- Lecong Location within Guangdong
- Coordinates: 22°57′33″N 113°05′17″E﻿ / ﻿22.95917°N 113.08806°E
- Country: China
- Province: Guangdong
- Prefecture-level city: Foshan
- District: Shunde

Area
- • Total: 78 km^{2} (30 sq mi)
- Elevation: 3 m (9.8 ft)

Population (2010)
- • Total: 230,000
- • Density: 2,900/km^{2} (7,600/sq mi)
- Time zone: UTC+8 (China Standard)
- Area code: 440606103

= Lecong =

Lecong (乐从 (樂從, lok^{6}cung^{4}, Lècóng)) is a town in Shunde District, Foshan City, Guangdong province, Southern China.

==Geography==
Lecong is situated in the hinterland of the Pearl River Delta, the northwestward of Shunde and the south of the central urban area of Foshan.

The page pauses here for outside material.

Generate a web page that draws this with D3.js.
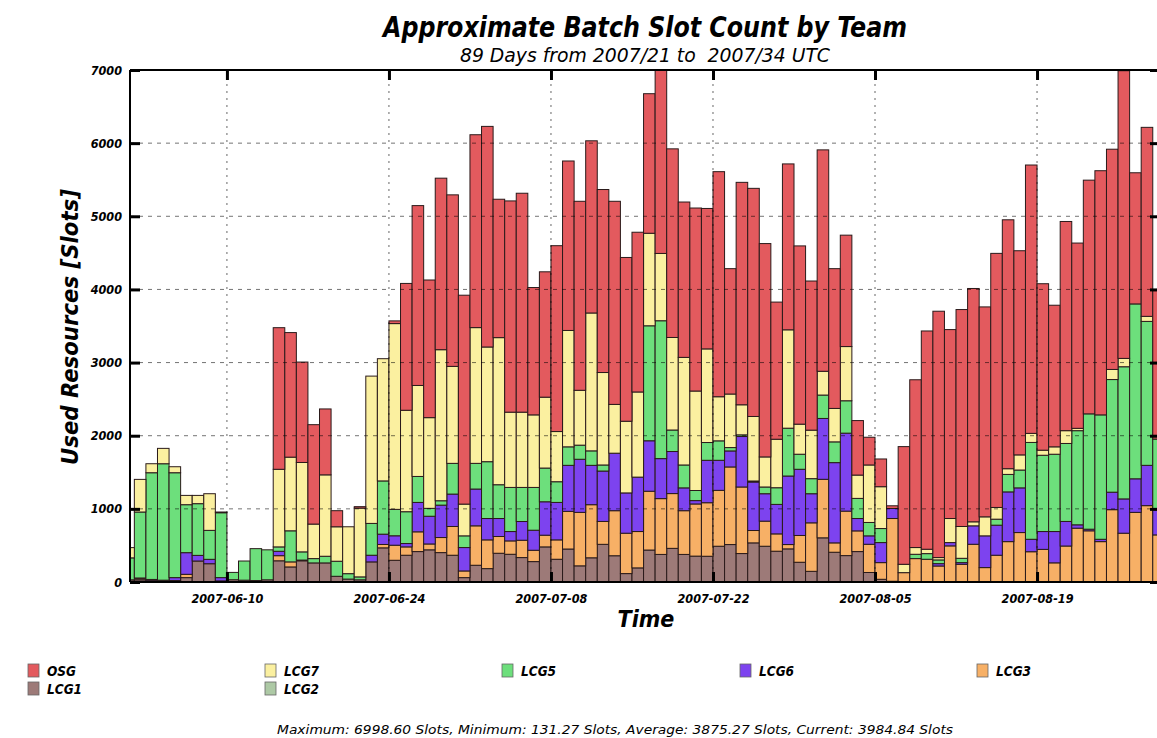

There are less than 30 km from Lecong to Guangzhou and only over 100 km to Hong Kong and Macau.

==Transportation==
The National Highway 325 runs through from the south to the north.

==Economy==
Lecong is one of the richest towns in Shunde. This is due to the furniture market, steel market and the plastic market. Since the 1990s it is an major trading area for furniture. The Lecong Furniture City is the world's largest distribution center for furniture. As of 2024, it is home to 5,000 furniture sellers.